Von der Disruption zum klugen Fortschritt

  • Zeljko Branovic
  • Bennet van Well
  • Donnerstag, 28. April 2022
Von der Disruption zum klugen Fortschritt
© Bruno Scramgnon

Gute Ideen sind vielleicht die Grundlage für Innovation. Für ihre erfolgreiche Umsetzung aber braucht es etwas ganz anderes. Wir zeigen, warum Organisationen immer wieder an ihnen scheitern – und wie es dennoch klappen kann.

Wer momentan viel in Unternehmen unterwegs ist, wird das Gefühl nicht los, dass jetzt alle Welt eine Startup-Kultur haben müsste. Überall wird disruptiert und innoviert, es werden ambitionierte Design-Thinking- und Digitalisierungsprojekte auf den Weg gebracht, und wer das Ganze nicht agil angeht, gehört sowieso schon zum alten Eisen. Im besten Fall sollte jeder Pförtner und jede Werksleiterin bereits vor der Frühstückspause ein paar radikal neue Geschäftsmodelle ersonnen haben.
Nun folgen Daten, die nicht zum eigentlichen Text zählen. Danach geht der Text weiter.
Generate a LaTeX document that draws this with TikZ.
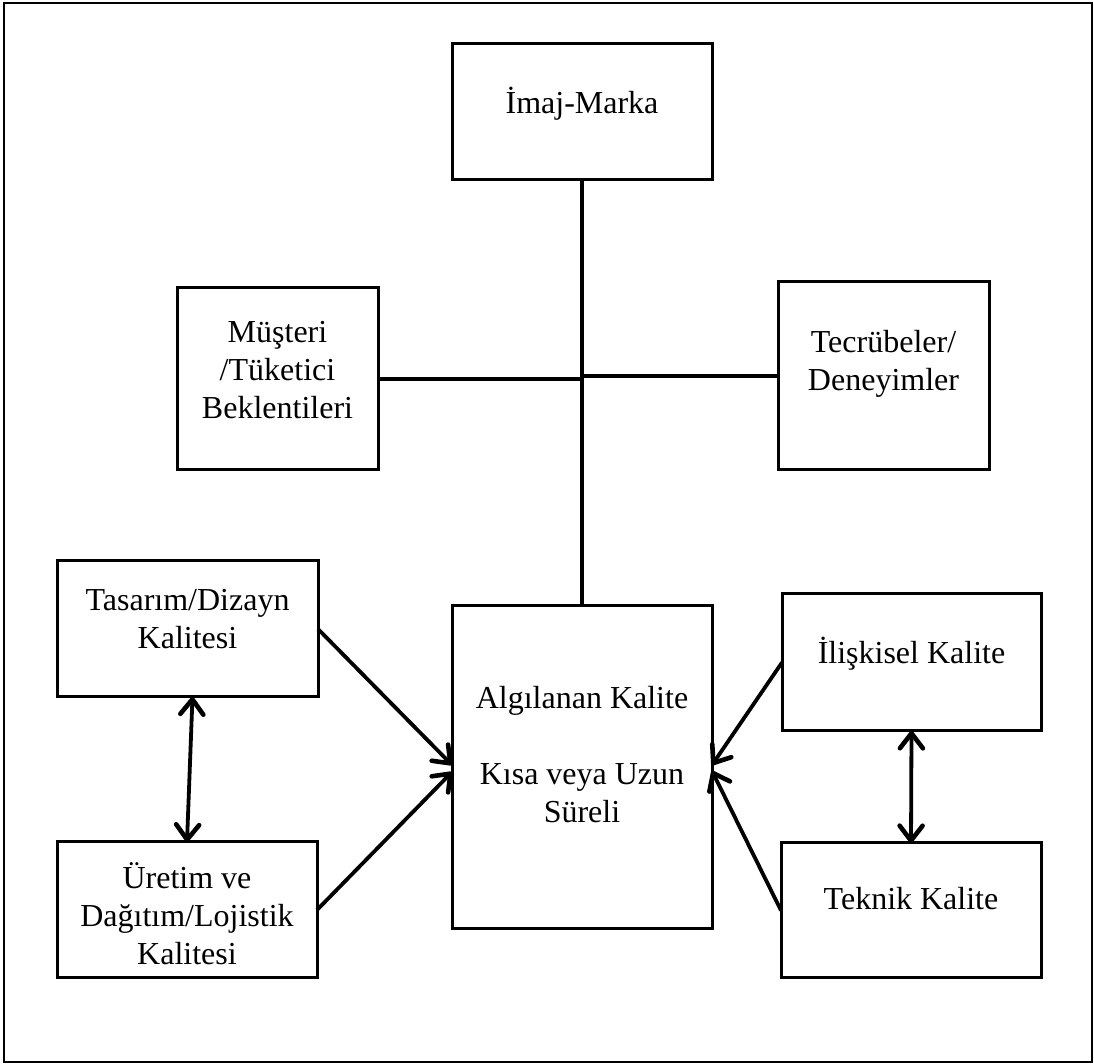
\documentclass[tikz,border=0pt]{standalone}
\usepackage{fontspec}
\setmainfont{Liberation Serif}
\usetikzlibrary{arrows.meta,calc}
\begin{document}
\begin{tikzpicture}[x=1pt,y=1pt,
  box/.style={draw,line width=3pt,inner sep=0pt,outer sep=0pt},
  txt/.style={font=\fontsize{32}{38}\selectfont,align=center,anchor=base,inner sep=0pt},
  conn/.style={line width=3.8pt},
  tip/.tip={Straight Barb[length=15pt,width=23pt,line width=4.6pt,round]},
  arr/.style={line width=3.8pt,-tip},
  darr/.style={line width=3.8pt,tip-tip}]
\useasboundingbox (0,0) rectangle (1094,1064);
\draw[line width=1.5pt] (4,2) rectangle (1092,1061);
% boxes
\node[box,minimum width=260pt,minimum height=136pt] (img) at (582,952) {};
\node[box,minimum width=201pt,minimum height=182pt] (mus) at (277.5,685) {};
\node[box,minimum width=211pt,minimum height=188pt] (tec) at (883.5,688) {};
\node[box,minimum width=261pt,minimum height=136pt] (tas) at (187.5,435) {};
\node[box,minimum width=260pt,minimum height=136pt] (ure) at (187,154) {};
\node[box,minimum width=260pt,minimum height=323pt] (alg) at (582,296.5) {};
\node[box,minimum width=259pt,minimum height=137pt] (ili) at (911.5,401.5) {};
\node[box,minimum width=260pt,minimum height=135pt] (tek) at (911,153.5) {};
% texts
\node[txt] (timg) at (582,950) {İmaj-Marka};
\node[txt] (tmus) at (277.5,645) {Müşteri\\/Tüketici\\Beklentileri};
\node[txt] (ttec) at (883.5,673) {Tecrübeler/\\Deneyimler};
\node[txt] (ttas) at (187.5,415) {Tasarım/Dizayn\\Kalitesi};
\node[txt] (ture) at (187,99) {Üretim ve\\Dağıtım/Lojistik\\Kalitesi};
\node[txt] (talg) at (582,241) {Algılanan Kalite\\[38pt]Kısa veya Uzun\\Süreli};
\node[txt] (tili) at (911.5,400) {İlişkisel Kalite};
\node[txt] (ttek) at (911,154) {Teknik Kalite};
% connectors
\draw[conn] (img.south) -- (alg.north);
\draw[conn] (mus.east) -- (mus.east -| img.south);
\draw[conn] (tec.west) -- (tec.west -| img.south);
\draw[arr] (tas.east) -- ($(alg.west)+(0,2.5)$);
\draw[arr] (ure.east) -- ($(alg.west)+(0,-4.5)$);
\draw[arr] (ili.west) -- ($(alg.east)+(0,2.5)$);
\draw[arr] (tek.west) -- ($(alg.east)+(0,-3.5)$);
\draw[darr] ($(tas.south)+(5,0)$) -- (ure.north);
\draw[darr] (ili.south) -- (tek.north);
\end{tikzpicture}
\end{document}
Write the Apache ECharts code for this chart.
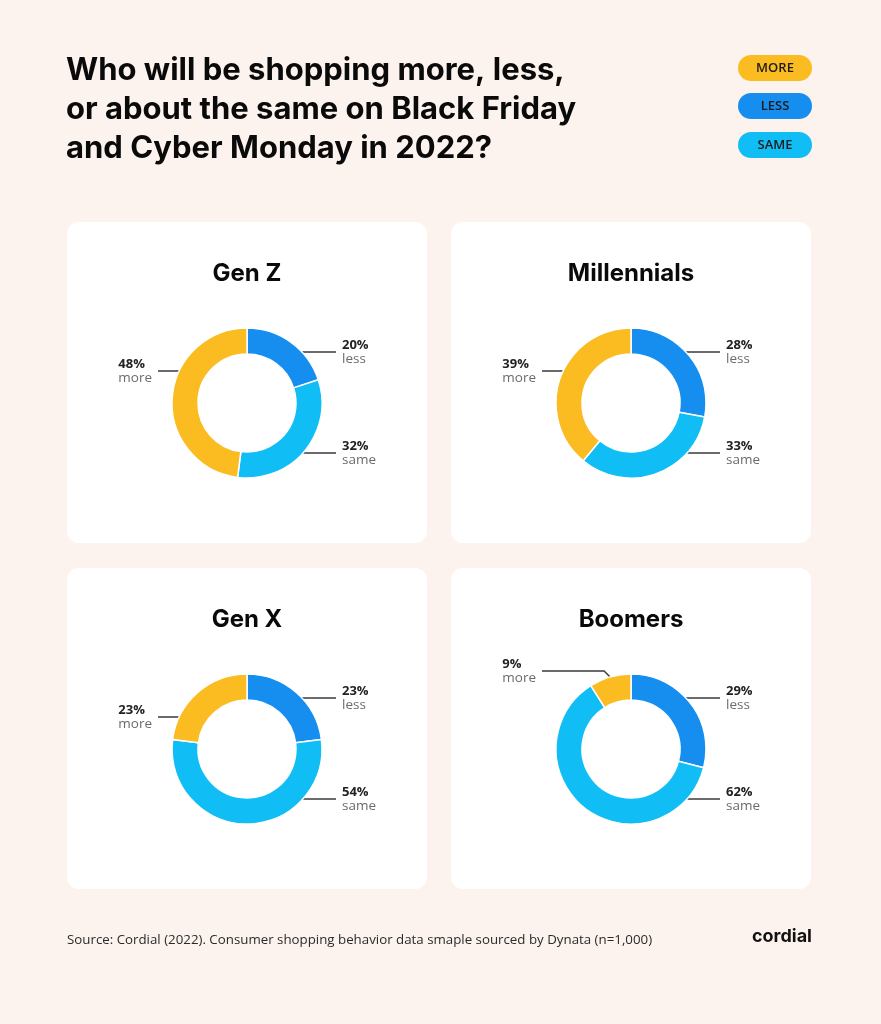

So gut die Vorhaben erst klingen mögen – in vielen Fällen sind sie absehbar zum Scheitern verurteilt. Schlimmer noch: Der kategorische Imperativ des Alle-müssen-sich-jetzt-aber-schleunigst-neu-Erfindens ist geeignet, einzelne Akteure wie auch ganze Organisationen dauerhaft zu frustrieren.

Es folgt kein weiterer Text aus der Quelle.